The Museo Santuarios Andinos houses recent discoveries of Incan sacrifical burials, including that of "Juana," a 14-year-old girl killed in the middle of the 1400s.

Frozen in time, as it were, the bodies of these young people were found along with the fine tunics, ceramics and jewelry left at their burial sites. Scientists have carefully studied Juana's mummy, including a team at Johns Hopkins that used CT scans. They concluded that priests killed Juana with a precise blow to the head, and that her death was an offering to the gods. The museum also has the mummies and belongings of several other adolescents killed centuries ago.

Historians think that they came from affluent families, and being selected for such a death was an honor.


Almost 70,000 Lost


Housed in this rather ugly concrete hulk of a museum is the best and worst of Peru. The cavernous and largely empty Museo de la Nacion offers at least a small sample of many Peruvian artistic styles and traditions, crossing from the centuries before the birth of Christ into modern times. There are pitchers made to look like men and animals, like the one shown in the image I borrowed from Google Images to the right. Some of the art dates to the times of Alexander the Great. There also are paintings from Spanish colonial times and ceramics done as folk art.


And, then there is the entire floor of the Museo de la Nacion dedicated to a photo exhibit about the slaughter of Peruvians by Peruvians in the 1980s and 1990s. More than 69,000 Peruvians died or disappeared at the hands of crazed rebel groups and out-of-control government authorities, while the U.S. rolled peacefully through its comfortable "Cosby Show" years into its cozy "Seinfeld" era.

Peruvians lived in fear during these years, fear of what the overwrought young people in the Sendero Luminoso might do to them on the suspicion that a village cooperated with the government, or it seems to me from just a little reading, for any reason that crossed their minds. And, Peruvians had much to fear from their own government, which killed many citizens. Quite a double whammy. Many countries in the late 20th century had guerrilla movements that killed, and many had governments that turned on their own people.
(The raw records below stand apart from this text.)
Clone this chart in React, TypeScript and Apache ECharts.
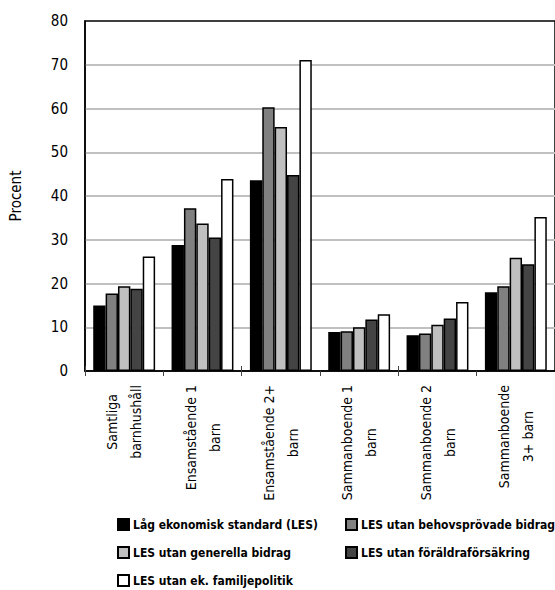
import React, { useEffect, useRef } from "react";
import * as echarts from "echarts";

const FONT = "'DejaVu Sans Condensed', 'Liberation Sans Narrow', sans-serif";

const categories = [
  "Samtliga\nbarnhushåll",
  "Ensamstående 1\nbarn",
  "Ensamstående 2+\nbarn",
  "Sammanboende 1\nbarn",
  "Sammanboende 2\nbarn",
  "Sammanboende\n3+ barn",
];

const seriesNames = [
  "Låg ekonomisk standard (LES)",
  "LES utan behovsprövade bidrag",
  "LES utan generella bidrag",
  "LES utan föräldraförsäkring",
  "LES utan ek. familjepolitik",
];

const les = [15.0, 28.8, 43.6, 8.9, 8.2, 18.0];
const utanBehov = [17.7, 37.2, 60.3, 9.1, 8.6, 19.4];
const utanGenerella = [19.4, 33.7, 55.8, 10.0, 10.6, 25.9];
const utanForaldra = [18.8, 30.5, 44.8, 11.8, 12.0, 24.4];
const utanFamilj = [26.2, 43.9, 71.1, 13.0, 15.8, 35.2];

const seriesValues = [les, utanBehov, utanGenerella, utanForaldra, utanFamilj];
const seriesColors = ["#000000", "#808080", "#c0c0c0", "#444444", "#ffffff"];

const yTicks = [0, 10, 20, 30, 40, 50, 60, 70, 80];

const legendPos = [
  { left: 117, top: 518 },
  { left: 345, top: 518 },
  { left: 117, top: 546 },
  { left: 345, top: 546 },
  { left: 117, top: 574 },
];

export default function App() {
  const ref = useRef<HTMLDivElement>(null);
  useEffect(() => {
    if (!ref.current) return;
    const chart = echarts.init(ref.current, undefined, { renderer: "svg" });
    const option: any = {
      animation: false,
      backgroundColor: "#ffffff",
      textStyle: { fontFamily: FONT },
      grid: {
        left: 81,
        top: 21,
        width: 480,
        height: 350,
        show: true,
        borderColor: "#000",
        borderWidth: 1.5,
        backgroundColor: "transparent",
      },
      legend: seriesNames.map((n, i) => ({
        data: [n],
        left: legendPos[i].left,
        top: legendPos[i].top,
        padding: 0,
        itemWidth: 11,
        itemHeight: 11,
        itemGap: 0,
        icon: "rect",
        selectedMode: false,
        textStyle: {
          fontFamily: FONT,
          fontSize: 12,
          fontWeight: "bold",
          color: "#000",
          padding: [0, 0, 0, -1],
        },
      })),
      xAxis: [
        {
          type: "category",
          data: categories,
          position: "bottom",
          axisLine: { lineStyle: { color: "#000", width: 1.5 } },
          axisTick: { show: true, length: 5, lineStyle: { color: "#444", width: 1 } },
          axisLabel: {
            rotate: 90,
            margin: 14,
            color: "#000",
            formatter: (v: string) =>
              v
                .split("\n")
                .map((s) => `{c|${s}}`)
                .join("\n"),
            rich: {
              c: {
                align: "center",
                fontFamily: FONT,
                fontSize: 14,
                lineHeight: 24,
                color: "#000",
              },
            },
          },
          splitLine: { show: false },
        },
        {
          type: "category",
          data: categories,
          position: "bottom",
          axisLine: { show: false },
          axisTick: { show: true, inside: true, length: 5, lineStyle: { color: "#444", width: 1 } },
          axisLabel: { show: false },
          splitLine: { show: false },
        },
      ],
      yAxis: {
        type: "value",
        min: yTicks[0],
        max: yTicks[yTicks.length - 1],
        interval: 10,
        name: "Procent",
        nameLocation: "middle",
        nameRotate: 90,
        nameGap: 62,
        nameTextStyle: { fontFamily: FONT, fontSize: 15, color: "#000" },
        axisLine: { show: true, lineStyle: { color: "#000", width: 1.5 } },
        axisTick: { show: false },
        axisLabel: { margin: 17, fontFamily: FONT, fontSize: 15, color: "#000" },
        splitLine: {
          show: true,
          showMaxLine: false,
          showMinLine: false,
          lineStyle: { color: "#c0c0c0", width: 2 },
        },
      },
      series: seriesNames.map((n, i) => ({
        name: n,
        type: "bar",
        data: seriesValues[i],
        barGap: "0%",
        barCategoryGap: "21%",
        itemStyle: {
          color: seriesColors[i],
          borderColor: "#000",
          borderWidth: 1.5,
        },
      })),
    };
    chart.setOption(option);
    return () => chart.dispose();
  }, []);
  return <div ref={ref} style={{ width: 555, height: 590, position: "absolute", left: 0, top: 0 }} />;
}
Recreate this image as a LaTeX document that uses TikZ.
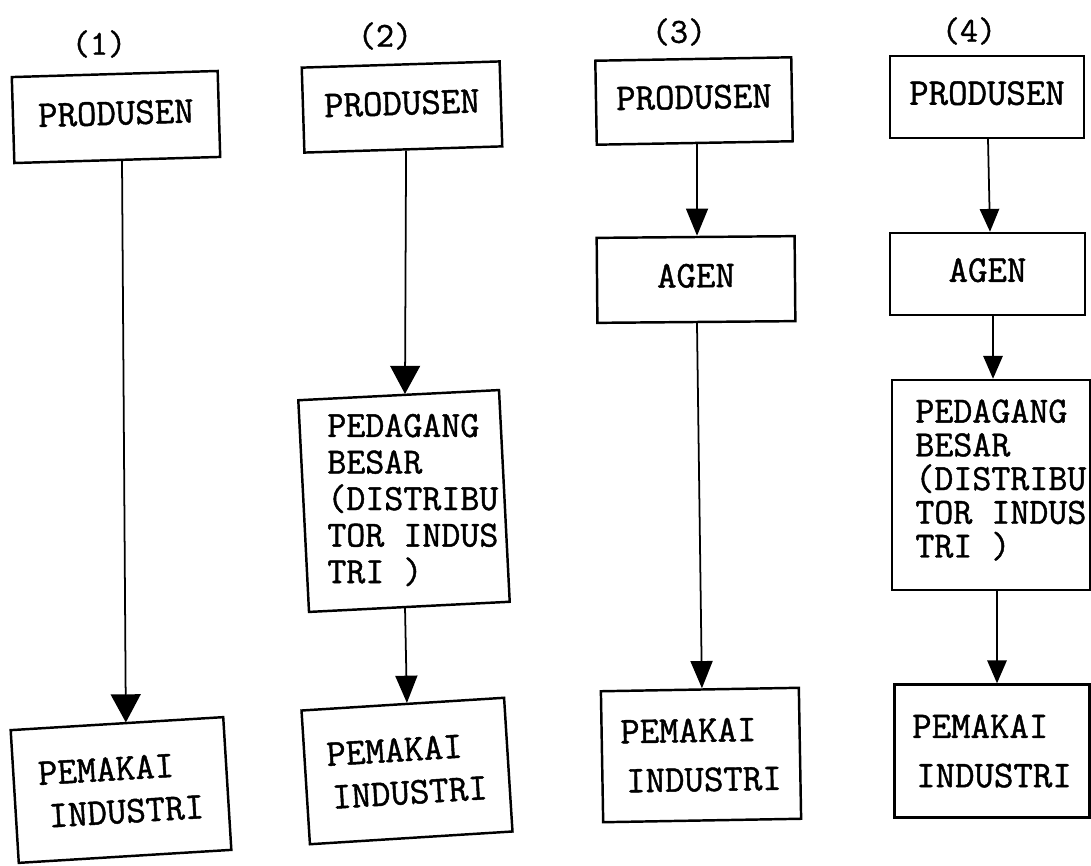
\documentclass[tikz,border=0pt]{standalone}
\usepackage{fontspec}
\newfontfamily\twfont{Latin Modern Mono}[FakeBold=1.2]
\usetikzlibrary{arrows.meta}
\tikzset{
  box/.style={draw, line width=1.4pt, inner sep=0pt, align=left,
    font=\fontsize{21.5}{24.5}\selectfont\twfont},
  boxwide/.style={box, font=\fontsize{21.5}{28}\selectfont\twfont},
  boxtext/.style={inner sep=0pt, align=left},
  numlabel/.style={inner sep=0pt, font=\fontsize{20}{24}\selectfont\twfont},
  conn/.style={line width=1pt},
  arrL/.style={conn, -{Triangle[width=17pt,length=16pt]}},
  arrM/.style={conn, -{Triangle[width=12.5pt,length=15.5pt]}},
  arrS/.style={conn, -{Triangle[width=11pt,length=13pt]}},
}
\begin{document}
\begin{tikzpicture}[x=0.02cm, y=-0.02cm]
\path[use as bounding box, fill=white] (0,0) rectangle (1091,865);

% labels
\node[numlabel] (l1) at (99,44) {(1)};
\node[numlabel] (l2) at (385,36) {(2)};
\node[numlabel] (l3) at (679,32) {(3)};
\node[numlabel] (l4) at (969,31) {(4)};

% column 1
\node[box, minimum width=4.12cm, minimum height=1.72cm, text depth=0.16cm, rotate=1.7] (c1a) at (116,117) {PRODUSEN};
\node[box, minimum width=4.26cm, minimum height=2.66cm, rotate=3.5] (c1b) at (121,790) {PEMAKAI\\\hspace*{0.16cm}INDUSTRI};

% column 2
\node[box, minimum width=3.96cm, minimum height=1.7cm, text depth=0.16cm, rotate=1.8] (c2a) at (402,107) {PRODUSEN};
\node[box, minimum width=4.02cm, minimum height=4.24cm, rotate=2.9] (c2b) at (404,501) {};
\node[boxtext, anchor=west, font=\fontsize{21}{20.8}\selectfont\twfont] (c2bt) at (327,500) {PEDAGANG\\BESAR\\(DISTRIBU\\TOR INDUS\\TRI )};
\node[box, minimum width=4.06cm, minimum height=2.68cm, rotate=3.6] (c2c) at (407,771) {PEMAKAI\\\hspace*{0.06cm}INDUSTRI};

% column 3
\node[box, minimum width=3.92cm, minimum height=1.68cm, text depth=0.16cm, rotate=1] (c3a) at (694,101) {PRODUSEN};
\node[box, minimum width=3.96cm, minimum height=1.7cm, text depth=0.16cm, rotate=0.5] (c3b) at (696,279.5) {AGEN};
\node[boxwide, minimum width=3.96cm, minimum height=2.62cm, rotate=1] (c3c) at (701,755) {PEMAKAI\\\hspace*{0.1cm}INDUSTRI};

% column 4
\node[box, minimum width=3.88cm, minimum height=1.64cm, text depth=0.16cm] (c4a) at (987,97) {PRODUSEN};
\node[box, minimum width=3.9cm, minimum height=1.64cm, text depth=0.16cm] (c4b) at (987.5,274) {AGEN};
\node[box, minimum width=3.96cm, minimum height=4.2cm] (c4c) at (991,485) {};
\node[boxtext, anchor=west, font=\fontsize{21}{19.2}\selectfont\twfont] (c4ct) at (915,480) {PEDAGANG\\BESAR\\(DISTRIBU\\TOR INDUS\\TRI )};
\node[boxwide, minimum width=3.9cm, minimum height=2.66cm] (c4d) at (992,751) {PEMAKAI\\\hspace*{0.08cm}INDUSTRI};

% connectors
\draw[arrL] ([xshift=0.094cm]c1a.south) -- ([xshift=0.18cm]c1b.north);
\draw[arrL] ([xshift=0.054cm]c2a.south) -- ([xshift=0.128cm]c2b.north);
\draw[arrM] ([xshift=-0.088cm]c2b.south) -- ([xshift=0.084cm]c2c.north);
\draw[arrM] ([xshift=0.046cm]c3a.south) -- ([xshift=0.028cm]c3b.north);
\draw[arrM] ([xshift=0.012cm]c3b.south) -- ([xshift=0.042cm]c3c.north);
\draw[arrS] ([xshift=0.02cm]c4a.south) -- ([xshift=0.05cm]c4b.north);
\draw[arrS] ([xshift=0.11cm]c4b.south) -- ([xshift=0.04cm]c4c.north);
\draw[arrS] ([xshift=0.12cm]c4c.south) -- ([xshift=0.1cm]c4d.north);
\end{tikzpicture}
\end{document}
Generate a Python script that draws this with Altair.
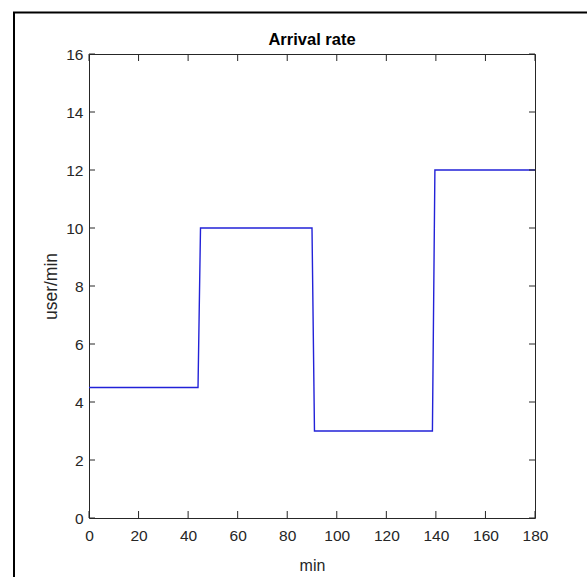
import altair as alt
import pandas as pd

# Step data (minutes, users/min)
time_min = [0, 44, 45, 90, 91, 138.6, 139.6, 180]
rate = [4.5, 4.5, 10, 10, 3, 3, 12, 12]

x_ticks = [0, 20, 40, 60, 80, 100, 120, 140, 160, 180]
y_ticks = [0, 2, 4, 6, 8, 10, 12, 14, 16]
title_text = ["Arrival rate"]

W, H = 446, 464
FONT = "Liberation Sans Narrow, Arial Narrow, Liberation Sans, Arial, sans-serif"
AX = "#262626"
TICK = 7

df = pd.DataFrame({"t": time_min, "r": rate})
xs = alt.Scale(domain=[0, 180], nice=False, zero=False)
ys = alt.Scale(domain=[0, 16], nice=False, zero=False)

x_axis = alt.Axis(
    title="min", values=x_ticks, tickSize=0, domain=False, grid=False, labelFlush=False,
    labelFont=FONT, labelFontSize=15.5, labelColor=AX, labelPadding=10,
    titleFont=FONT, titleFontSize=16, titleFontWeight="normal", titleColor=AX,
    titleX=W / 2, titleY=47, titleBaseline="middle", titleAlign="center")
y_axis = alt.Axis(
    title="user/min", values=y_ticks, tickSize=0, domain=False, grid=False, labelFlush=False,
    labelFont=FONT, labelFontSize=15.5, labelColor=AX, labelPadding=6,
    titleFont=FONT, titleFontSize=17.5, titleFontWeight="normal", titleColor=AX,
    titleX=-38, titleY=H / 2, titleBaseline="middle", titleAlign="center")

line = alt.Chart(df).mark_line(color="#2222d8", strokeWidth=1.4, clip=False).encode(
    x=alt.X("t:Q", scale=xs, axis=x_axis, title="min"),
    y=alt.Y("r:Q", scale=ys, axis=y_axis, title="user/min"),
    order=alt.Order("t:Q"),
)

xt = pd.DataFrame({"xv": x_ticks})
yt = pd.DataFrame({"yv": y_ticks})

xtick_bottom = alt.Chart(xt).mark_rule(color=AX, strokeWidth=1).encode(
    x=alt.X("xv:Q", scale=xs, axis=x_axis, title="min"), y=alt.value(H), y2=alt.value(H - TICK))
xtick_top = alt.Chart(xt).mark_rule(color=AX, strokeWidth=1).encode(
    x=alt.X("xv:Q", scale=xs, axis=x_axis, title="min"), y=alt.value(0), y2=alt.value(TICK))
ytick_left = alt.Chart(yt).mark_rule(color=AX, strokeWidth=1).encode(
    y=alt.Y("yv:Q", scale=ys, axis=y_axis, title="user/min"), x=alt.value(0), x2=alt.value(TICK - 1))
ytick_right = alt.Chart(yt).mark_rule(color=AX, strokeWidth=1).encode(
    y=alt.Y("yv:Q", scale=ys, axis=y_axis, title="user/min"), x=alt.value(W), x2=alt.value(W - TICK + 1))

one = pd.DataFrame({"a": [0]})
frame_left = alt.Chart(one).mark_rule(color="black", strokeWidth=2).encode(
    x=alt.value(-75), y=alt.value(-41.5), y2=alt.value(620))
frame_top = alt.Chart(one).mark_rule(color="black", strokeWidth=2).encode(
    y=alt.value(-41.5), x=alt.value(-76), x2=alt.value(620))

title = alt.Chart(pd.DataFrame({"label": title_text})).mark_text(
    font=FONT, fontSize=16.5, fontWeight="bold", color="black",
    align="center", baseline="alphabetic"
).encode(text="label:N", x=alt.value(W / 2), y=alt.value(-9))

chart = alt.layer(
    line, xtick_bottom, xtick_top, ytick_left, ytick_right, frame_left, frame_top, title
).properties(
    width=W, height=H,
    autosize=alt.AutoSizeParams(type="none"),
    padding={"left": 89, "top": 54, "right": 52, "bottom": 59},
    background="white",
).configure_view(stroke=AX, strokeWidth=1)

chart.save("out.html", embed_options={"renderer": "svg", "actions": False})
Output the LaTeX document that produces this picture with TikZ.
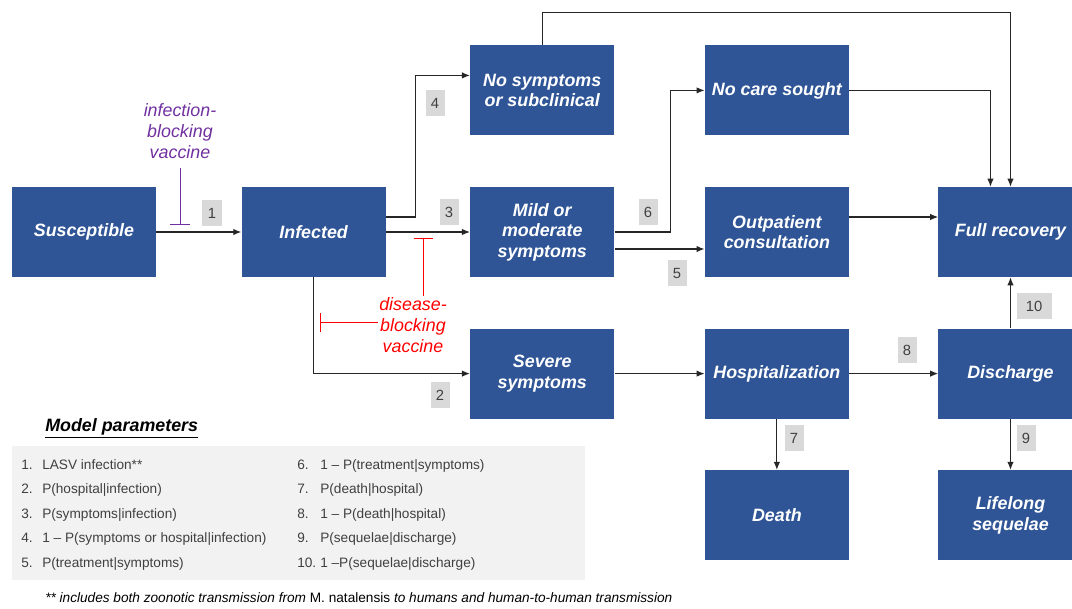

Peru seems to me to have had one of the most extreme cases of both things happening at once.

The photo exhibit we saw had been organized by the Peru's Truth and Reconciliation Commission . It's called Yuyanapaq, the Quechua word for remember. The commission reported in 2003 that most of the victims of the violence in Peru were country people, campesinos, those tied to agriculture. A 1993 Peru census found only about 16 percent of its citizens were native speakers of Quechua or other indigenous languages. Yet, this group accounted for 75 percent of those killed in Peru's violent decades. The Sendero Luminoso violence over the years reached Lima, but much of it was centered on people without much money, without much education and without much clout. The Truth and Reconciliation Commission found a widespread blame (culpa general) for Peru, because so many citizens let the years of violence happen without question.

To learn more..
This is a video based about what happened in Peru, drawing work from an exhibit named Yuyanapaq. This is the one that we saw at the museum. The words at the end are from a poem by Cesar Vallejo, a Peruvian poet who died in 1938, decades before his country's very dark years. This is the text of the Vallejo poem in Spanish and English.

If you want to know more about the Yuyanapaq exhibit or what happened in Peru in the 1980s and 1990s, I recommend this thesis by photojournalist Robin Hoecker. Chapter 2 has provides a quick, but pretty comprehensive, recap of what happened.

*The income figures are taken from the International Monetary Fund and represent what happens when you divide the GDP by the population. These numbers often are adjusted to reflect a difference in local prices against those charged in another country, often the U.S. Because prices are cheaper in Peru, its GDP per capita adjusted for purchasing power parity jumps to about $8,500. So at best, it's like people in Peru on average would have $8,500.